After cross-examinations were held, the parties returned before Justice Corbett to argue the motion.  Prior to the lunch breach and before hearing argument on joinder and forum non conveniens issues, Justice Corbett rendered his decision dismissing the motion and referring to it as “an abuse of process”. 

 

Justice Corbett advised counsel that he would be delivering further reasons “for the purposes of any appeal of this decision”.   In his amended endorsement, Justice Corbett dealt with the issues of jurisdiction and joinder presented on the motion.  He concluded the endorsement with a section entitled “Process of this Motion” which he identified as necessary because the motion was “bad” and called for a sterner response.   In the section he criticized the defendants for the amount of time they took to prepare their materials for the initial hearing, and described their objection to the respondents’ evidence as “technical” asking rhetorically “What’s the point?” and concluded that the defendants’ cross-examination on the affidavits were a waste of time. 

 

The decision of a three judge panel of the Court of Appeal – Justices Weiler, Epstein and Huscroft – was written by Justice Epstein.  She found that at various points in the proceedings, Justice Corbett had conducted himself in a manner that gave the appearance that he favoured the plaintiffs’ position.  For example, a reasonable observer could perceive the adjournment that he gave at the first hearing on his own initiative as a judge going out of his way to assist the plaintiffs.  That perception was strengthened by Justice Corbett’s dismissive comment that he did not anticipate that the defendants’ cross-examination of the plaintiffs on their new material would add much to the background.

 

In the second hearing, Justice Corbett dismissed the motion halfway through the full day that had been scheduled without giving counsel the opportunity to make oral submissions on two issues that he properly identified as “principal arguments” joinder of claims and forum non conveniens

 

Justice Epstein found that deciding the jurisdictional challenge without allowing for oral argument on these major issues was a cause for particular concern in a case involving multiple parties on both sides.  Although Justice Corbett acknowledged the legitimacy of the defendants’ positions on a few occasions, the overall tenor of his remarks was derisive and suggested a view critical of jurisdiction motions and of this motion in particular, i.e. his finding that the motion was an "abuse of process" and a "colossal  waste of time".   Justice Epstein held that Justice Corbett’s finding that the motion was an abuse of process, made on his own initiative without the benefit of submissions or reference to any legal authority was unwarranted.  Further, Justice Corbett made discourteous comments towards the defendants’ counsel for no apparent reason.  In all three endorsements he repeatedly criticized defendants’ counsel on matters including their advocacy skills, knowledge of the law and handling of the matter.  He made a number of comments for which Justice Epstein found no justification. 

 

Justice Epstein held that an informed and reasonable observer would see Justice Corbett's amended endorsement, i.e. the endorsement he prepared for appeal purposes, as a desire by Justice Corbett to defend his decision to dismiss the motion.  His comments were motivated by his desire to respond to anticipated challenges to his decision.  Justice Corbett appeared to insinuate himself into the appeal process by attempting to defend his actions and his comments.

 

Justice Epstein considered the legal principles which apply to a motion for judicial bias.  She endorsed the decision of the Supreme Court of Canada in Yukon Francophone Schoolboard, Education Area No. 23 v.

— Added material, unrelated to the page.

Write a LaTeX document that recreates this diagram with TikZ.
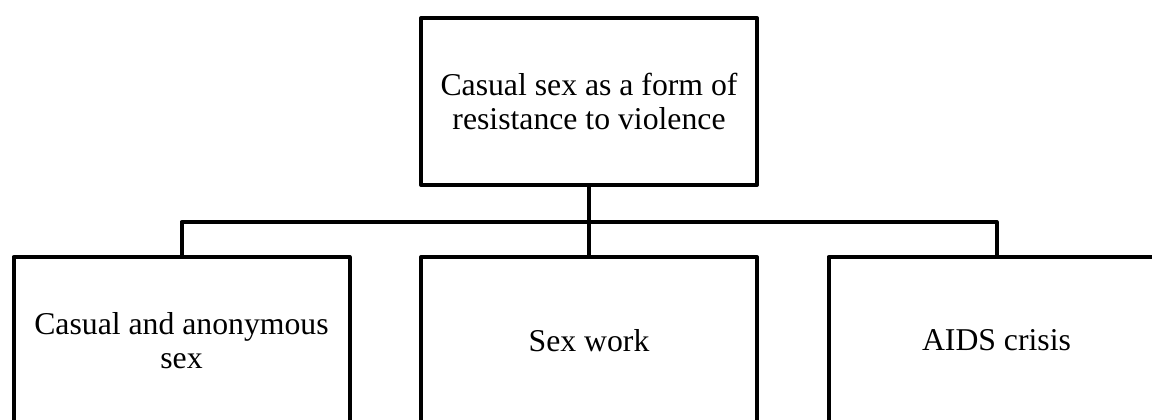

Yukon (Attorney General): 

 

What would an informed person, viewing the matter realistically and practically – and having thought the matter through – conclude.  Would he think that it is more likely than not that [the decision-maker], whether consciously or unconsciously, would not decide fairly?

 

Having regard to that question, Justice Epstein concluded that she had no doubt that Justice Corbett was well-intentioned and that he had put a great deal of effort into resolving the jurisdiction issue.  However, her review of the three endorsements led her to conclude that Justice Corbett’s actions gave rise to a reasonable apprehension of bias.  In her opinion, the cumulative effect of Justice Corbett’s conduct was that an informed, reasonable observer, viewing the proceedings as a whole, would conclude that the defendants had not received a fair hearing to which they were entitled.